Monday, April 27, 2009

Three Christ-like Roles for Education (The Prophet)

R. Paul Stevens has drawn attention to the ways in which the munera of Christ as King, as Prophet, and as Priest are given further, if mediated and limited, expression in the Church. Each role of Christ's works itself out in the Church as Chrst's Body. What might these three roles teach us about Christian education?

The “prophethood of all believers” begins in the Spirit’s outpouring in Acts chapter 2; the prophecy of Joel that “your sons and daughters shall prophesy, and your young men shall see visions, and your old men shall dream dreams” (2:17) is fulfilled and a new pneumalogical order is inaugurated. The Church as herald, or as prophet, is reflected in the authoritative teaching and preaching of scripture, but also extends out to its witness in the cosmos.
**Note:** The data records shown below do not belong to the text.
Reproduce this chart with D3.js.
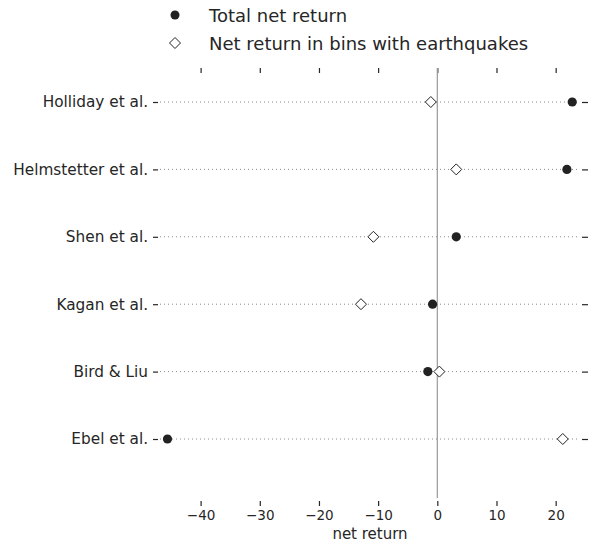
<!DOCTYPE html>
<html>
<head>
<meta charset="utf-8">
<script src="https://cdn.jsdelivr.net/npm/d3@7"></script>
<style>
  body{margin:0;background:#fff;}
  text{font-family:"DejaVu Sans",sans-serif;fill:#262626;}
</style>
</head>
<body>
<svg id="chart" width="596" height="544"></svg>
<script>
// data
var models = ["Holliday et al.","Helmstetter et al.","Shen et al.","Kagan et al.","Bird & Liu","Ebel et al."];
var totalReturn = [22.8, 21.9, 3.2, -0.8, -1.6, -45.6];
var quakeReturn = [-1.1, 3.2, -10.8, -12.9, 0.35, 21.2];
var xTicks = [-40,-30,-20,-10,0,10,20];
var legendLabels = ["Total net return","Net return in bins with earthquakes"];

var svg = d3.select("#chart");
var pLeft = 158, pRight = 582, pTop = 70, pBottom = 500;

var x = d3.scaleLinear().domain([-47.2,24.45]).range([pLeft,pRight]);
var y = d3.scalePoint().domain(models).range([102,439]);

function diamond(sel,s){
  sel.attr("d","M0,"+(-s)+"L"+s+",0L0,"+s+"L"+(-s)+",0Z")
    .attr("fill","#fff").attr("stroke","#222").attr("stroke-width",1);
}

// axes
var bx = svg.append("g").attr("transform","translate(0,"+(pBottom+1)+")")
  .call(d3.axisBottom(x).tickValues(xTicks).tickSize(5).tickPadding(4));
var tx = svg.append("g").attr("transform","translate(0,"+(pTop-2)+")")
  .call(d3.axisTop(x).tickValues(xTicks).tickSize(-5).tickFormat(""));
var ly = svg.append("g").attr("transform","translate("+pLeft+",0)")
  .call(d3.axisLeft(y).tickSize(5).tickPadding(5));
var ry = svg.append("g").attr("transform","translate("+pRight+",0)")
  .call(d3.axisRight(y).tickSize(6).tickFormat(""));
[bx,tx,ly,ry].forEach(function(g){
  g.select(".domain").remove();
  g.selectAll(".tick line").attr("stroke","#262626").attr("stroke-width",1.2);
  g.selectAll("text").attr("fill","#262626");
});
bx.selectAll("text").attr("font-size",13.5);
ly.selectAll("text").attr("font-size",15.3);

svg.append("text").attr("x",(pLeft+pRight)/2).attr("y",539)
  .attr("text-anchor","middle").attr("font-size",15).text("net return");

// dotted guide lines
svg.append("g").selectAll("line").data(models).join("line")
  .attr("x1",pLeft+2).attr("x2",pRight-2)
  .attr("y1",function(d){return y(d);}).attr("y2",function(d){return y(d);})
  .attr("stroke","#8a8a8a").attr("stroke-width",1).attr("stroke-dasharray","1,3");

// zero line
svg.append("line").attr("x1",x(0)).attr("x2",x(0)).attr("y1",pTop-2).attr("y2",pBottom-2)
  .attr("stroke","#999").attr("stroke-width",1.2);

// markers
svg.append("g").selectAll("path").data(models).join("path")
  .attr("transform",function(d,i){return "translate("+x(quakeReturn[i])+","+y(d)+")";})
  .call(diamond,5.5);
svg.append("g").selectAll("circle").data(models).join("circle")
  .attr("cx",function(d,i){return x(totalReturn[i]);})
  .attr("cy",function(d){return y(d);})
  .attr("r",4.6).attr("fill","#222");

// legend
var lg = svg.append("g");
lg.append("circle").attr("cx",175).attr("cy",15).attr("r",4.5).attr("fill","#222");
lg.append("path").attr("transform","translate(175,43)").call(diamond,5.5);
lg.selectAll("text").data(legendLabels).join("text")
  .attr("x",209).attr("y",function(d,i){return 22+i*28;})
  .attr("font-size",18).text(function(d){return d;});
</script>
</body>
</html>
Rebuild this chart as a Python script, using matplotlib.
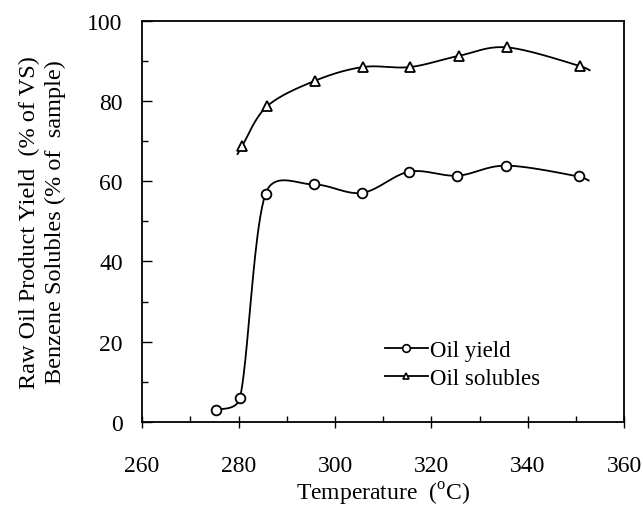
import numpy as np
import matplotlib
matplotlib.use("Agg")
import matplotlib.pyplot as plt
from matplotlib.ticker import MultipleLocator

plt.rcParams['font.family'] = ['Liberation Serif', 'DejaVu Serif']
plt.rcParams['mathtext.fontset'] = 'custom'
plt.rcParams['mathtext.rm'] = 'Liberation Serif'

# Data
yield_temp = [275.3, 280.3, 285.6, 295.6, 305.6, 315.4, 325.4, 335.5, 350.5]
yield_val = [2.9, 6.0, 56.9, 59.2, 57.1, 62.4, 61.4, 63.9, 61.2]
sol_temp = [280.8, 285.9, 295.9, 305.8, 315.6, 325.7, 335.7, 350.7]
sol_val = [68.9, 78.7, 85.1, 88.5, 88.5, 91.3, 93.4, 88.8]
# curve end points (line drawn slightly past the markers)
yield_end = (352.6, 60.2)
sol_start = (279.8, 66.8)
sol_end = (352.8, 87.7)

legend_labels = ['Oil yield', 'Oil solubles']
xlabel = r'Temperature  ($^{\mathrm{o}}$C)'
ylabel = 'Raw Oil Product Yield  (% of VS)\nBenzene Solubles (% of  sample)'

SX, SY = 4.86, 4.01  # approximate pixel scale used for smoothing shape


def smooth(xs, ys, n=40, t=1/6, lim=0.5):
    P = np.column_stack([np.asarray(xs, float) * SX, np.asarray(ys, float) * SY])
    out = []
    m = len(P)
    for i in range(m - 1):
        p0 = P[i - 1] if i > 0 else P[i]
        p1 = P[i]
        p2 = P[i + 1]
        p3 = P[i + 2] if i + 2 < m else P[i + 1]
        seg_len = np.linalg.norm(p2 - p1)
        v1 = (p2 - p0) * t
        v2 = (p3 - p1) * t
        for v in (v1, v2):
            L = np.linalg.norm(v)
            if L > lim * seg_len and L > 0:
                v *= lim * seg_len / L
        c1 = p1 + v1
        c2 = p2 - v2
        s = np.linspace(0, 1, n)[:, None]
        seg = ((1 - s) ** 3) * p1 + 3 * ((1 - s) ** 2) * s * c1 + 3 * (1 - s) * s ** 2 * c2 + s ** 3 * p2
        out.append(seg if i == 0 else seg[1:])
    c = np.vstack(out)
    return c[:, 0] / SX, c[:, 1] / SY


fig = plt.figure(figsize=(6.43, 5.10), dpi=100)
ax = fig.add_axes([0.221, 0.171, 0.750, 0.786])

lw = 1.3
yx, yy = smooth(yield_temp + [yield_end[0]], yield_val + [yield_end[1]])
ax.plot(yx, yy, color='black', lw=lw)
ax.plot(yield_temp, yield_val, 'o', ms=7, mfc='white', mec='black', mew=1.3)

sx, sy = smooth([sol_start[0]] + sol_temp + [sol_end[0]], [sol_start[1]] + sol_val + [sol_end[1]])
ax.plot(sx, sy, color='black', lw=lw)
ax.plot(sol_temp, sol_val, '^', ms=7, mfc='white', mec='black', mew=1.3)

h1, = ax.plot([], [], '-o', color='black', lw=lw, ms=5.5, mfc='white', mec='black', mew=1.2)
h2, = ax.plot([], [], '-^', color='black', lw=lw, ms=5, mfc='white', mec='black', mew=1.2)
ax.legend([h1, h2], legend_labels, loc='lower left', bbox_to_anchor=(0.485, 0.058),
          frameon=False, fontsize=16.5, handlelength=1.85, handletextpad=0.1,
          labelspacing=0.3, borderaxespad=0)

ax.set_xlim(260, 360)
ax.set_ylim(0, 100)
ax.xaxis.set_major_locator(MultipleLocator(20))
ax.xaxis.set_minor_locator(MultipleLocator(10))
ax.yaxis.set_major_locator(MultipleLocator(20))
ax.yaxis.set_minor_locator(MultipleLocator(10))
ax.tick_params(axis='x', which='major', direction='inout', length=8, width=1, labelsize=17, pad=20)
ax.tick_params(axis='x', which='minor', direction='in', length=4, width=1)
ax.tick_params(axis='y', which='major', direction='in', length=7, width=1, labelsize=17, pad=14)
ax.tick_params(axis='y', which='minor', direction='in', length=4, width=1)
for sp in ax.spines.values():
    sp.set_linewidth(1.3)

ax.set_xlabel(xlabel, fontsize=17, labelpad=3)
ax.set_ylabel(ylabel, fontsize=17.5, labelpad=15, linespacing=1.3)

fig.savefig('out.png', dpi=100)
All Christians are to function prophetically at some level as signs of God’s intended salvation for the creation.

Certainly, this role for Christian educators does not necessitate always being at odds with the larger scholarly community, eschewing every opportunity for consensus, bridge-building, or even political networking. But it may demand all of these at times. It certainly should shape the rationale for these choices. The advancement of personal careers for a Christian educator is subsumed to a larger service to the just and true, and this Augustinian ordering of our loves ought to be something we also impart to our students.

Being heralds of the gospel does not always take the same form in every career. If our research and teaching is not disinterested, neither is it simple polemics. Prophetic witness in academics may include the courage to speak to the emperor’s new clothes, be that in the academy or in the Christian classroom. Yet that witness should take all the balance and thoughtfulness that mark good college-level teaching and writing. Indeed, these skills are virtues endemic to being a herald.

Prophetic teaching, however, is not the only end of Christian proclamation. The missio dei extends beyond this into the way we live as reformed and renewed people within God's full-orbed creation. The danger of looking at the mission of Christian education as only prophetic is that we can fall back into the instrumentalism of reason and the tribalism of belief. We begin to treat teaching and research as if their sole purpose were really a platform for something else, much as Christians are sometimes tempted to treat their jobs as venues for personal evangelism.

This later practice in the workplace can be a very shorted-sighted definition of the Great Commission, reducing the gospel to personal conversion or perhaps to certain concerns of social justice. The same is true if we treat our fidelity in Christian education as always an explicit expression of theological matters within the discipline. We cannot lose sight of how mathematics, political science, biology, visual art, etcetera are grounded in God’s purposes for creation. Love of the subject in itself still has an overarching telos that grounds its validity, namely, that of love of God and love of neighbor, loves which includes God’s creation.

Now, I don’t mean by this point to reduce evangelism to a second-class discipline; rather, I mean to place it as the natural outcome of discipleship rather than as an end in itself. The call to baptism in the name of the Father, Son, and Holy Spirit is a call to a new way of living, an entrance into the new humanity, to become the "third species" the patristic fathers and mothers sometimes spoke of.

A prophetic role, then, can be accorded to both Christian university teaching and research. Moreover, they can speak back and forth to each other sharing this role. We do well to conceive of our research needing the course correction and passion of good teaching, for it grounds our scholarship in the world of the classroom. Even the most arcane of disciplines has something to say as a public, as a normative set of claims to what constitutes the worthwhile and the virtuous.

We are, perhaps, more accustomed to thinking of the way that new research can shape the direction of our teaching, but to see research as potentially prophetic is to recognize its need to submit itself to Truth. Cut off from prophetic truth, our research can grow vapid, even trapped in its own theory, but conceived as the servant of teaching, our research then is shaped by the telos of God's mission.